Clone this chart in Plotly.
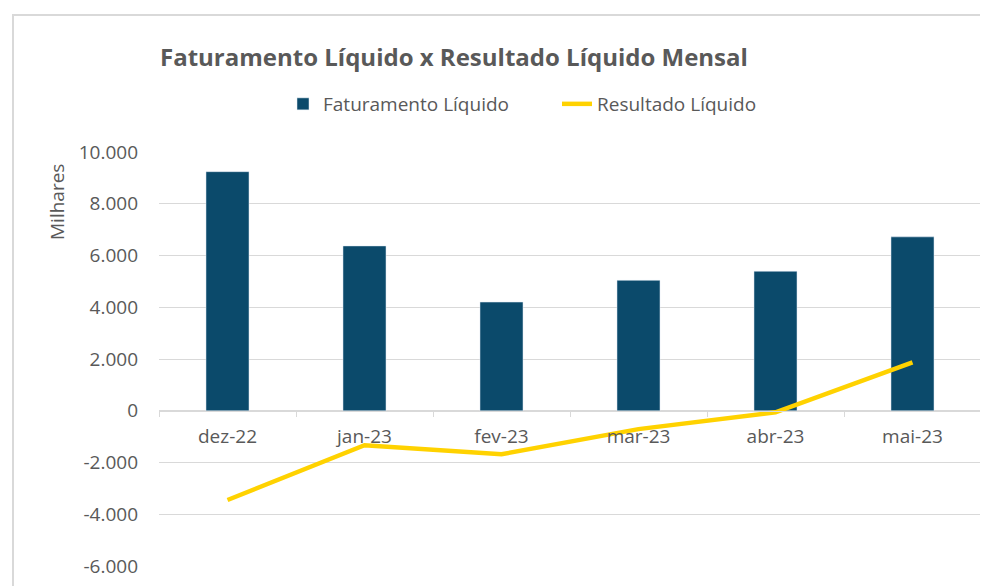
import plotly.graph_objects as go

# monthly data (thousands)
MONTHS = ["dez-22", "jan-23", "fev-23", "mar-23", "abr-23", "mai-23"]
FATURAMENTO = [9240, 6370, 4200, 5040, 5390, 6720]
RESULTADO = [-3450, -1330, -1680, -710, -60, 1870]

Y_TICKS = [-6000, -4000, -2000, 0, 2000, 4000, 6000, 8000, 10000]
Y_TICK_LABELS = ["-6.000", "-4.000", "-2.000", "0", "2.000", "4.000", "6.000", "8.000", "10.000"]

BAR_COLOR = "#0B4A6B"
LINE_COLOR = "#FFD200"
TEXT_COLOR = "#595959"
GRID_COLOR = "#D9D9D9"
FONT = "Open Sans"

# page body has an 8px margin, so figure coords = page coords - 8
OFF = 8
W, H = 988 - OFF, 586 - OFF
PL, PR, PT, PB = 159 - OFF, 981 - OFF, 152 - OFF, 566 - OFF
PW, PH = PR - PL, PB - PT


def px_x(x):
    return (x - OFF - PL) / PW


def px_y(y):
    return (PB - (y - OFF)) / PH


fig = go.Figure()

fig.add_trace(
    go.Bar(
        x=MONTHS,
        y=FATURAMENTO,
        name="Faturamento Líquido",
        marker=dict(color=BAR_COLOR),
    )
)
fig.add_trace(
    go.Scatter(
        x=MONTHS,
        y=RESULTADO,
        mode="lines",
        name="Resultado Líquido",
        line=dict(color=LINE_COLOR, width=4.5),
    )
)

fig.update_layout(
    width=W,
    height=H,
    margin=dict(l=PL, r=W - PR, t=PT, b=H - PB),
    paper_bgcolor="white",
    plot_bgcolor="white",
    font=dict(family=FONT, size=19, color=TEXT_COLOR),
    bargap=0.686,
    title=dict(
        text="<b>Faturamento Líquido x Resultado Líquido Mensal</b>",
        x=(160 - OFF) / W,
        xanchor="left",
        y=1 - (58 - OFF) / H,
        yanchor="middle",
        font=dict(family=FONT, size=24, color=TEXT_COLOR),
    ),
    legend=dict(
        orientation="h",
        x=px_x(283),
        xanchor="left",
        y=px_y(104),
        yanchor="middle",
        entrywidth=229,
        font=dict(family=FONT, size=19, color=TEXT_COLOR),
        bgcolor="rgba(0,0,0,0)",
    ),
    xaxis=dict(
        type="category",
        anchor="free",
        position=0.375,
        showgrid=False,
        showline=True,
        linecolor=GRID_COLOR,
        linewidth=1,
        ticks="outside",
        tickson="boundaries",
        ticklen=5,
        tickcolor=GRID_COLOR,
        ticklabelstandoff=8,
        tickfont=dict(family=FONT, size=19, color=TEXT_COLOR),
    ),
    yaxis=dict(
        range=[-6000, 10000],
        tickvals=Y_TICKS,
        ticktext=Y_TICK_LABELS,
        showgrid=True,
        gridcolor=GRID_COLOR,
        gridwidth=1,
        zeroline=False,
        showline=False,
        ticks="",
        ticklabelstandoff=20,
        tickfont=dict(family=FONT, size=19, color=TEXT_COLOR),
    ),
    annotations=[
        dict(
            text="Milhares",
            xref="paper",
            yref="paper",
            x=px_x(57),
            y=px_y(202),
            xanchor="center",
            yanchor="middle",
            textangle=-90,
            showarrow=False,
            font=dict(family=FONT, size=19, color=TEXT_COLOR),
        )
    ],
    shapes=[
        # chart area border (top and left edges visible)
        dict(
            type="rect",
            xref="paper",
            yref="paper",
            x0=px_x(13),
            x1=1.2,
            y0=-0.2,
            y1=px_y(15),
            line=dict(color=GRID_COLOR, width=2),
            layer="below",
        )
    ],
)

fig.write_html("out.html")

——————————

Brief:
Copy out each line word for word, please, skipping the images.

Answer to this exercise:
Clone this chart in Plotly.
import plotly.graph_objects as go

# monthly data (thousands)
MONTHS = ["dez-22", "jan-23", "fev-23", "mar-23", "abr-23", "mai-23"]
FATURAMENTO = [9240, 6370, 4200, 5040, 5390, 6720]
RESULTADO = [-3450, -1330, -1680, -710, -60, 1870]

Y_TICKS = [-6000, -4000, -2000, 0, 2000, 4000, 6000, 8000, 10000]
Y_TICK_LABELS = ["-6.000", "-4.000", "-2.000", "0", "2.000", "4.000", "6.000", "8.000", "10.000"]

BAR_COLOR = "#0B4A6B"
LINE_COLOR = "#FFD200"
TEXT_COLOR = "#595959"
GRID_COLOR = "#D9D9D9"
FONT = "Open Sans"

# page body has an 8px margin, so figure coords = page coords - 8
OFF = 8
W, H = 988 - OFF, 586 - OFF
PL, PR, PT, PB = 159 - OFF, 981 - OFF, 152 - OFF, 566 - OFF
PW, PH = PR - PL, PB - PT


def px_x(x):
    return (x - OFF - PL) / PW


def px_y(y):
    return (PB - (y - OFF)) / PH


fig = go.Figure()

fig.add_trace(
    go.Bar(
        x=MONTHS,
        y=FATURAMENTO,
        name="Faturamento Líquido",
        marker=dict(color=BAR_COLOR),
    )
)
fig.add_trace(
    go.Scatter(
        x=MONTHS,
        y=RESULTADO,
        mode="lines",
        name="Resultado Líquido",
        line=dict(color=LINE_COLOR, width=4.5),
    )
)

fig.update_layout(
    width=W,
    height=H,
    margin=dict(l=PL, r=W - PR, t=PT, b=H - PB),
    paper_bgcolor="white",
    plot_bgcolor="white",
    font=dict(family=FONT, size=19, color=TEXT_COLOR),
    bargap=0.686,
    title=dict(
        text="<b>Faturamento Líquido x Resultado Líquido Mensal</b>",
        x=(160 - OFF) / W,
        xanchor="left",
        y=1 - (58 - OFF) / H,
        yanchor="middle",
        font=dict(family=FONT, size=24, color=TEXT_COLOR),
    ),
    legend=dict(
        orientation="h",
        x=px_x(283),
        xanchor="left",
        y=px_y(104),
        yanchor="middle",
        entrywidth=229,
        font=dict(family=FONT, size=19, color=TEXT_COLOR),
        bgcolor="rgba(0,0,0,0)",
    ),
    xaxis=dict(
        type="category",
        anchor="free",
        position=0.375,
        showgrid=False,
        showline=True,
        linecolor=GRID_COLOR,
        linewidth=1,
        ticks="outside",
        tickson="boundaries",
        ticklen=5,
        tickcolor=GRID_COLOR,
        ticklabelstandoff=8,
        tickfont=dict(family=FONT, size=19, color=TEXT_COLOR),
    ),
    yaxis=dict(
        range=[-6000, 10000],
        tickvals=Y_TICKS,
        ticktext=Y_TICK_LABELS,
        showgrid=True,
        gridcolor=GRID_COLOR,
        gridwidth=1,
        zeroline=False,
        showline=False,
        ticks="",
        ticklabelstandoff=20,
        tickfont=dict(family=FONT, size=19, color=TEXT_COLOR),
    ),
    annotations=[
        dict(
            text="Milhares",
            xref="paper",
            yref="paper",
            x=px_x(57),
            y=px_y(202),
            xanchor="center",
            yanchor="middle",
            textangle=-90,
            showarrow=False,
            font=dict(family=FONT, size=19, color=TEXT_COLOR),
        )
    ],
    shapes=[
        # chart area border (top and left edges visible)
        dict(
            type="rect",
            xref="paper",
            yref="paper",
            x0=px_x(13),
            x1=1.2,
            y0=-0.2,
            y1=px_y(15),
            line=dict(color=GRID_COLOR, width=2),
            layer="below",
        )
    ],
)

fig.write_html("out.html")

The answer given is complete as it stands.